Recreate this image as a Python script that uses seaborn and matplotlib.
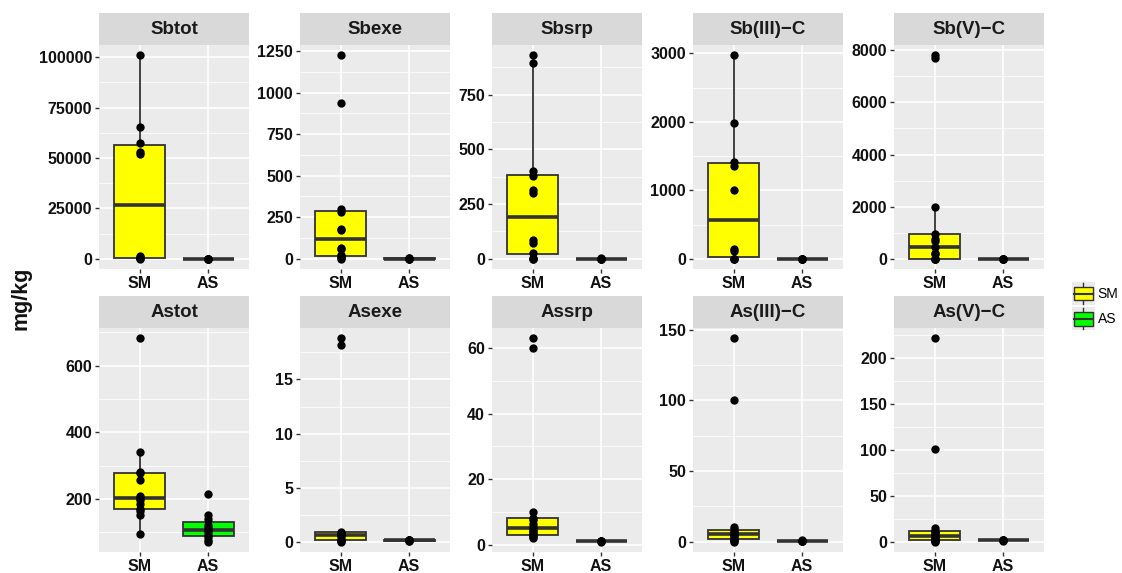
import numpy as np
import pandas as pd
import matplotlib
matplotlib.use("Agg")
import matplotlib.pyplot as plt
import seaborn as sns
from matplotlib.patches import Rectangle, Patch
from matplotlib.lines import Line2D
from matplotlib.legend_handler import HandlerBase
from matplotlib.ticker import MultipleLocator

plt.rcParams["font.family"] = ["Liberation Sans", "DejaVu Sans"]

# panel names (top row Sb, bottom row As)
panels = ["Sbtot", "Sbexe", "Sbsrp", "Sb(III)\u2212C", "Sb(V)\u2212C",
          "Astot", "Asexe", "Assrp", "As(III)\u2212C", "As(V)\u2212C"]
sites = ["SM", "AS"]

# values (mg/kg)
sbtot_sm = [50, 200, 500, 900, 1500, 52000, 53000, 57500, 65500, 101000]
sbtot_as = [5, 10, 20, 30, 40]
sbexe_sm = [0, 5, 15, 20, 60, 65, 175, 180, 280, 300, 940, 1225]
sbexe_as = [0.5, 1, 1.5, 2, 3]
sbsrp_sm = [0, 1, 4, 26, 72, 85, 300, 315, 380, 400, 895, 930]
sbsrp_as = [0.3, 0.5, 0.8, 1.0, 1.5]
sb3_sm = [0, 0, 0, 112, 146, 1000, 1356, 1415, 1985, 2975]
sb3_as = [0.2, 0.5, 1, 1.5, 2]
sb5_sm = [0, 0, 0, 10, 200, 240, 470, 680, 765, 950, 1977, 7720, 7810]
sb5_as = [0.5, 1, 2, 3, 4]
astot_sm = [94, 152, 165, 170, 185, 198, 203, 210, 257, 277, 280, 340, 682]
astot_as = [72, 78, 85, 92, 100, 107, 115, 122, 140, 152, 215]
asexe_sm = [0.05, 0.1, 0.2, 0.3, 0.6, 0.7, 0.8, 0.9, 1.0, 18.2, 18.8]
asexe_as = [0.12, 0.15, 0.18, 0.2, 0.22, 0.25]
assrp_sm = [2.0, 2.5, 2.9, 3.0, 3.5, 4.2, 4.6, 5.4, 6.2, 7.6, 8.3, 10.0, 60, 63]
assrp_as = [0.9, 1.0, 1.1, 1.2, 1.3]
as3_sm = [0, 0.5, 1.2, 1.5, 2.5, 4.0, 4.5, 6.0, 6.8, 7.2, 9.0, 10.5, 100, 144]
as3_as = [0.4, 0.6, 0.8, 0.9, 1.0]
as5_sm = [0, 0.5, 1.2, 2, 3, 4.5, 5.5, 6.5, 8, 10.5, 11, 11.5, 15.6, 101, 222]
as5_as = [1.2, 1.5, 1.8, 2.0, 2.3]

tick_steps = [25000, 250, 250, 1000, 2000, 200, 5, 20, 50, 50]

sm_data = [sbtot_sm, sbexe_sm, sbsrp_sm, sb3_sm, sb5_sm,
           astot_sm, asexe_sm, assrp_sm, as3_sm, as5_sm]
as_data = [sbtot_as, sbexe_as, sbsrp_as, sb3_as, sb5_as,
           astot_as, asexe_as, assrp_as, as3_as, as5_as]

rows = []
for name, sm, as_ in zip(panels, sm_data, as_data):
    for v in sm:
        rows.append((name, "SM", v))
    for v in as_:
        rows.append((name, "AS", v))
df = pd.DataFrame(rows, columns=["var", "site", "value"])

palette = {"SM": "#FFFF00", "AS": "#00FF00"}
line_col = "#333333"

W, H = 1122, 573
fig = plt.figure(figsize=(W / 100, H / 100), dpi=100)

col_left = [99, 300, 492, 693, 894]
pan_w = 150
row_top = [45, 328]
pan_h = 224
strip_h = 32


def fx(px):
    return px / W


def fy(py):
    return 1 - py / H


for i, name in enumerate(panels):
    r, c = divmod(i, 5)
    left = col_left[c]
    top = row_top[r]
    ax = fig.add_axes([fx(left), fy(top + pan_h), pan_w / W, pan_h / H])
    sax = fig.add_axes([fx(left), fy(top), pan_w / W, strip_h / H])
    sax.set_facecolor("#D9D9D9")
    sax.set_xticks([])
    sax.set_yticks([])
    for s in sax.spines.values():
        s.set_visible(False)
    sax.text(0.5, 0.48, name, ha="center", va="center", fontsize=13.5,
             fontweight="bold", color="#1A1A1A", transform=sax.transAxes)

    sub = df[df["var"] == name]
    ax.set_facecolor("#EBEBEB")
    ax.set_axisbelow(True)
    sns.boxplot(data=sub, x="site", y="value", hue="site", order=sites,
                hue_order=sites, palette=palette, width=0.75, showfliers=False,
                linecolor=line_col, linewidth=1.3, whis=1.5, legend=False,
                medianprops={"linewidth": 2.6, "color": line_col},
                capprops={"visible": False}, saturation=1, ax=ax)
    sns.stripplot(data=sub, x="site", y="value", order=sites, color="black",
                  jitter=False, size=6, linewidth=0, ax=ax, zorder=5)

    vmin, vmax = sub["value"].min(), sub["value"].max()
    pad = 0.05 * (vmax - vmin)
    ax.set_ylim(vmin - pad, vmax + pad)
    ax.set_xlim(-0.6, 1.6)
    step = tick_steps[i]
    ax.yaxis.set_major_locator(MultipleLocator(step))
    ax.yaxis.set_minor_locator(MultipleLocator(step / 2))
    ax.grid(True, which="major", color="white", linewidth=1.2)
    ax.grid(True, which="minor", axis="y", color="white", linewidth=0.6)
    ax.tick_params(which="major", length=3, width=1, color=line_col,
                   labelsize=11.5, pad=2)
    ax.tick_params(which="minor", length=0)
    for lab in ax.get_xticklabels() + ax.get_yticklabels():
        lab.set_fontweight("bold")
        lab.set_color("#111111")
    ax.set_xlabel("")
    ax.set_ylabel("")
    for s in ax.spines.values():
        s.set_visible(False)

fig.text(fx(21), fy(298), "mg/kg", rotation=90, ha="center", va="center",
         fontsize=15.5, fontweight="bold", color="#111111")


class BoxKey(HandlerBase):
    def create_artists(self, legend, orig_handle, xdescent, ydescent,
                       width, height, fontsize, trans):
        x0, y0 = -xdescent, -ydescent
        bg = Rectangle((x0, y0), width, height, facecolor="#EBEBEB",
                       edgecolor="none", transform=trans)
        cx = x0 + width / 2
        wl = Line2D([cx, cx], [y0 + height * 0.05, y0 + height * 0.95],
                    color=line_col, lw=1, transform=trans)
        box = Rectangle((x0 + width * 0.1, y0 + height * 0.2), width * 0.8,
                        height * 0.6, facecolor=orig_handle.get_facecolor(),
                        edgecolor=line_col, lw=1, transform=trans)
        med = Line2D([x0 + width * 0.1, x0 + width * 0.9],
                     [y0 + height / 2] * 2, color=line_col, lw=1.5,
                     transform=trans)
        return [bg, wl, box, med]


handles = [Patch(facecolor=palette[s]) for s in sites]
fig.legend(handles, sites, handler_map={Patch: BoxKey()}, loc="upper left",
           bbox_to_anchor=(fx(1072), fy(282)), frameon=False, fontsize=10,
           handlelength=1.65, handleheight=2.18, labelspacing=0.15,
           handletextpad=0.2, borderpad=0, borderaxespad=0)

fig.savefig("out.png", dpi=100)
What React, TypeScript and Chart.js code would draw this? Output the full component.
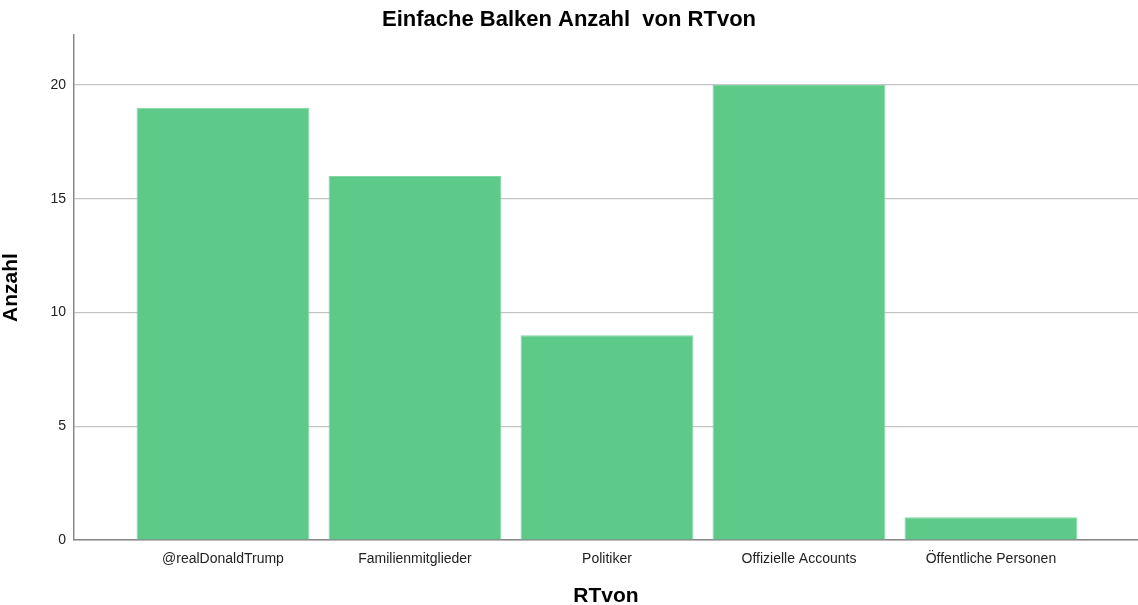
import React, { useEffect, useRef } from "react";
import { Chart, registerables } from "chart.js";

Chart.register(...registerables);

const chartTitle = "Einfache Balken Anzahl  von RTvon";
const xTitle = "RTvon";
const yTitle = "Anzahl";
const categories = [
  "@realDonaldTrump",
  "Familienmitglieder",
  "Politiker",
  "Offizielle Accounts",
  "Öffentliche Personen",
];
const counts = [19, 16, 9, 20, 1];
const yTicks = [0, 5, 10, 15, 20];

const FONT = "'Liberation Sans', Arial, sans-serif";

export default function App() {
  const ref = useRef<HTMLCanvasElement | null>(null);

  useEffect(() => {
    document.body.style.margin = "0";
    const canvas = ref.current;
    if (!canvas) return;
    const chart = new Chart(canvas, {
      type: "bar",
      data: {
        datasets: [
          {
            data: counts.map((v, i) => ({ x: i, y: v })),
            backgroundColor: "#5dca8a",
            borderColor: "#7fd6a2",
            borderWidth: 1,
            barPercentage: 0.9,
            categoryPercentage: 1,
          },
        ],
      },
      options: {
        animation: false,
        responsive: false,
        maintainAspectRatio: false,
        layout: { padding: { left: 0, right: 0, top: 0, bottom: 0 } },
        plugins: {
          legend: { display: false },
          tooltip: { enabled: false },
          title: {
            display: true,
            text: chartTitle,
            color: "#000",
            font: { family: FONT, size: 22, weight: "bold" },
            padding: { top: 7, bottom: 1.6 },
          },
        },
        scales: {
          x: {
            type: "linear",
            offset: false,
            min: -0.776,
            max: 4.766,
            grid: { display: false, drawTicks: false, offset: false },
            border: { display: true, color: "#888888", width: 1.5 },
            afterBuildTicks: (s: any) => {
              s.ticks = categories.map((_, i) => ({ value: i }));
            },
            afterFit: (s: any) => {
              s.height = 65;
            },
            ticks: {
              autoSkip: false,
              maxRotation: 0,
              padding: 11,
              color: "#222",
              font: { family: FONT, size: 14 },
              callback: (v: any) => categories[Number(v)] ?? "",
            },
            title: {
              display: true,
              text: xTitle,
              color: "#000",
              font: { family: FONT, size: 21, weight: "bold" },
              padding: { top: 0, bottom: -3.5 },
            },
          },
          y: {
            type: "linear",
            min: 0,
            max: 22.2,
            afterBuildTicks: (s: any) => {
              s.ticks = yTicks.map((v) => ({ value: v }));
            },
            afterFit: (s: any) => {
              s.width = 74;
            },
            grid: { color: "#c4c4c4", lineWidth: 1.2, drawTicks: false },
            border: { display: true, color: "#888888", width: 1.5 },
            ticks: {
              padding: 8,
              color: "#222",
              font: { family: FONT, size: 14 },
            },
            title: {
              display: true,
              text: yTitle,
              color: "#000",
              font: { family: FONT, size: 21, weight: "bold" },
              padding: { top: -1, bottom: 0 },
            },
          },
        },
      },
    });
    return () => chart.destroy();
  }, []);

  return (
    <div style={{ width: 1138, height: 605 }}>
      <canvas ref={ref} width={1138} height={605} style={{ display: "block" }} />
    </div>
  );
}
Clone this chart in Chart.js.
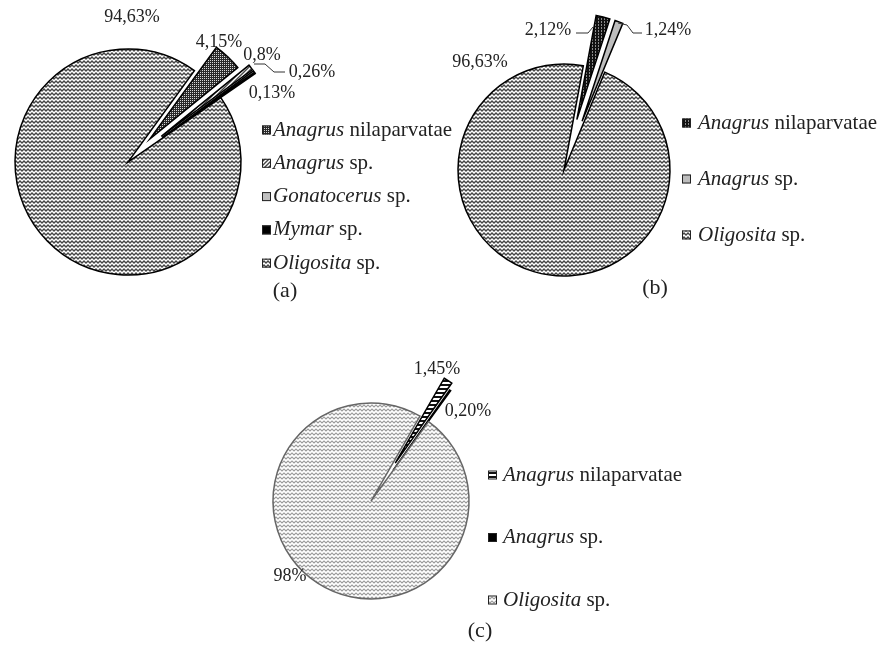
<!DOCTYPE html>
<html>
<head>
<meta charset="utf-8">
<script src="https://cdn.jsdelivr.net/npm/chart.js@4.4.0/dist/chart.umd.min.js"></script>
<style>
  body { margin: 0; background: #fff; }
  #wrap { position: relative; width: 881px; height: 653px; }
  canvas { position: absolute; left: 0; top: 0; }
</style>
</head>
<body>
<div id="wrap">
  <canvas id="chart-a" width="881" height="653"></canvas>
  <canvas id="chart-b" width="881" height="653"></canvas>
  <canvas id="chart-c" width="881" height="653"></canvas>
</div>
<script>
// data (a)
const namesA = ['Anagrus nilaparvatae', 'Anagrus sp.', 'Gonatocerus sp.', 'Mymar sp.', 'Oligosita sp.'];
const valuesA = [4.15, 0.8, 0.26, 0.13, 94.63];
const labelsA = ['4,15%', '0,8%', '0,26%', '0,13%', '94,63%'];

// data (b)
const namesB = ['Anagrus nilaparvatae', 'Anagrus sp.', 'Oligosita sp.'];
const valuesB = [2.12, 1.24, 96.63];
const labelsB = ['2,12%', '1,24%', '96,63%'];

// data (c)
const namesC = ['Anagrus nilaparvatae', 'Anagrus sp.', 'Oligosita sp.'];
const valuesC = [1.45, 0.20, 98];
const labelsC = ['1,45%', '0,20%', '98%'];

const W = 881, H = 653;
const serif = '"Liberation Serif", "Times New Roman", serif';

// fill patterns
function makePattern(kind) {
    const t = document.createElement('canvas');
    const c = t.getContext('2d');
    if (kind === 'zigzag' || kind === 'zigzagLight') {
        t.width = 4; t.height = 4;
        c.fillStyle = '#fff';
        c.fillRect(0, 0, 4, 4);
        c.strokeStyle = kind === 'zigzag' ? '#444' : '#9a9a9a';
        c.lineWidth = kind === 'zigzag' ? 1.3 : 1.1;
        c.beginPath();
        c.moveTo(-2, 3); c.lineTo(0, 1); c.lineTo(2, 3); c.lineTo(4, 1); c.lineTo(6, 3);
        c.stroke();
    } else if (kind === 'dots') {
        t.width = 2; t.height = 2;
        c.fillStyle = '#2a2a2a';
        c.fillRect(0, 0, 2, 2);
        c.fillStyle = '#d8d8d8';
        c.fillRect(0, 0, 1, 1);
    } else if (kind === 'diag') {
        t.width = 4; t.height = 4;
        c.fillStyle = '#fff';
        c.fillRect(0, 0, 4, 4);
        c.strokeStyle = '#444';
        c.lineWidth = 1.4;
        c.beginPath();
        c.moveTo(-1, 5); c.lineTo(5, -1);
        c.moveTo(-1, 1); c.lineTo(1, -1);
        c.moveTo(3, 5); c.lineTo(5, 3);
        c.stroke();
    } else if (kind === 'vlines') {
        t.width = 3; t.height = 3;
        c.fillStyle = '#111';
        c.fillRect(0, 0, 3, 3);
        c.fillStyle = '#8a8a8a';
        c.fillRect(1, 0, 1, 2);
    } else if (kind === 'hstripes') {
        t.width = 4; t.height = 4;
        c.fillStyle = '#fff';
        c.fillRect(0, 0, 4, 4);
        c.fillStyle = '#111';
        c.fillRect(0, 0, 4, 2);
    }
    return c.createPattern(t, 'repeat');
}

// explode slices, write labels, leaders, legend and caption
function decor(cfg) {
    return {
        id: 'decor',
        afterDatasetUpdate(chart, args) {
            args.meta.data.forEach((arc, i) => {
                const d = cfg.explode[i] || 0;
                const mid = (arc.startAngle + arc.endAngle) / 2;
                arc.x += Math.cos(mid) * d;
                arc.y += Math.sin(mid) * d;
            });
        },
        afterDraw(chart) {
            const ctx = chart.ctx;
            const ds = chart.data.datasets[0];
            ctx.save();
            // leader lines
            ctx.strokeStyle = '#333';
            ctx.lineWidth = 1;
            (cfg.leaders || []).forEach(pts => {
                ctx.beginPath();
                pts.forEach((p, k) => k ? ctx.lineTo(p[0], p[1]) : ctx.moveTo(p[0], p[1]));
                ctx.stroke();
            });
            // percent labels
            ctx.fillStyle = '#222';
            ctx.font = '18px ' + serif;
            ctx.textAlign = 'center';
            ctx.textBaseline = 'middle';
            cfg.labels.forEach((txt, i) => {
                const p = cfg.labelPos[i];
                ctx.fillText(txt, p[0], p[1]);
            });
            // legend
            ctx.textAlign = 'left';
            const lg = cfg.legend;
            chart.data.labels.forEach((name, i) => {
                const y = lg.y + i * lg.gap;
                const x = lg.x;
                ctx.fillStyle = ds.backgroundColor[i];
                ctx.fillRect(x, y - 4.5, 9, 9);
                ctx.strokeStyle = '#222';
                ctx.lineWidth = 1;
                ctx.strokeRect(x + 0.5, y - 4, 8, 8);
                const sp = name.indexOf(' ');
                const genus = name.slice(0, sp);
                const rest = name.slice(sp);
                ctx.fillStyle = '#222';
                ctx.font = 'italic 21px ' + serif;
                ctx.fillText(genus, x + lg.textGap, y);
                const w = ctx.measureText(genus).width;
                ctx.font = '21px ' + serif;
                ctx.fillText(rest, x + lg.textGap + w, y);
            });
            // caption
            ctx.textAlign = 'center';
            ctx.font = '22px ' + serif;
            ctx.fillText(cfg.caption[0], cfg.caption[1], cfg.caption[2]);
            ctx.restore();
        }
    };
}

function pieChart(id, names, values, fills, borders, cfg) {
    const s = 40;
    return new Chart(document.getElementById(id), {
        type: 'pie',
        data: {
            labels: names,
            datasets: [{
                data: values,
                backgroundColor: fills,
                borderColor: borders,
                borderWidth: cfg.borderWidth || 1.5,
                borderJoinStyle: 'miter',
                radius: cfg.radius
            }]
        },
        options: {
            responsive: false,
            animation: false,
            events: [],
            rotation: cfg.rotation,
            radius: cfg.radius,
            layout: {
                padding: {
                    left: cfg.cx - s, right: W - cfg.cx - s,
                    top: cfg.cy - s, bottom: H - cfg.cy - s
                }
            },
            plugins: { legend: { display: false }, tooltip: { enabled: false } }
        },
        plugins: [decor(cfg)]
    });
}

const zig = makePattern('zigzag');
const zigLight = makePattern('zigzagLight');

pieChart('chart-a', namesA, valuesA,
    [makePattern('dots'), makePattern('diag'), '#c0c0c0', '#000', zig],
    ['#000', '#000', '#000', '#000', '#000'],
    {
        cx: 128, cy: 162, radius: 113, rotation: 36,
        explode: [32, 42, 42, 42, 0],
        labels: labelsA,
        labelPos: [[219, 42], [262, 55], [312, 72], [272, 93], [132, 17]],
        leaders: [[[254, 64], [265, 64], [274, 72], [285, 72]]],
        legend: { x: 262, y: 130, gap: 33.3, textGap: 11 },
        caption: ['(a)', 285, 291]
    });

pieChart('chart-b', namesB, valuesB,
    [makePattern('vlines'), '#bdbdbd', zig],
    ['#000', '#000', '#000'],
    {
        cx: 564, cy: 170, radius: 106, rotation: 10.5,
        explode: [52, 52, 0],
        labels: labelsB,
        labelPos: [[548, 30], [668, 30], [480, 62]],
        leaders: [[[576, 33], [588, 33], [593, 27]], [[618, 23], [627, 25], [633, 33], [642, 33]]],
        legend: { x: 682, y: 123, gap: 56, textGap: 16 },
        caption: ['(b)', 655, 288]
    });

pieChart('chart-c', namesC, valuesC,
    [makePattern('hstripes'), '#000', zigLight],
    ['#000', '#000', '#666'],
    {
        cx: 371, cy: 501, radius: 98, rotation: 30,
        explode: [45, 38, 0],
        labels: labelsC,
        labelPos: [[437, 369], [468, 411], [290, 576]],
        leaders: [],
        legend: { x: 488, y: 475, gap: 62.5, textGap: 15 },
        caption: ['(c)', 480, 631]
    });
</script>
</body>
</html>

*Task to carry out*: Go to the line that contains "What React, TypeScript" and copy from there down to the line that contains "Chart.register(...registerables);", with both lines included. Pass over the pictures.

*Solution to this task*:
What React, TypeScript and Chart.js code would draw this? Output the full component.
import React, { useEffect, useRef } from "react";
import { Chart, registerables } from "chart.js";

Chart.register(...registerables);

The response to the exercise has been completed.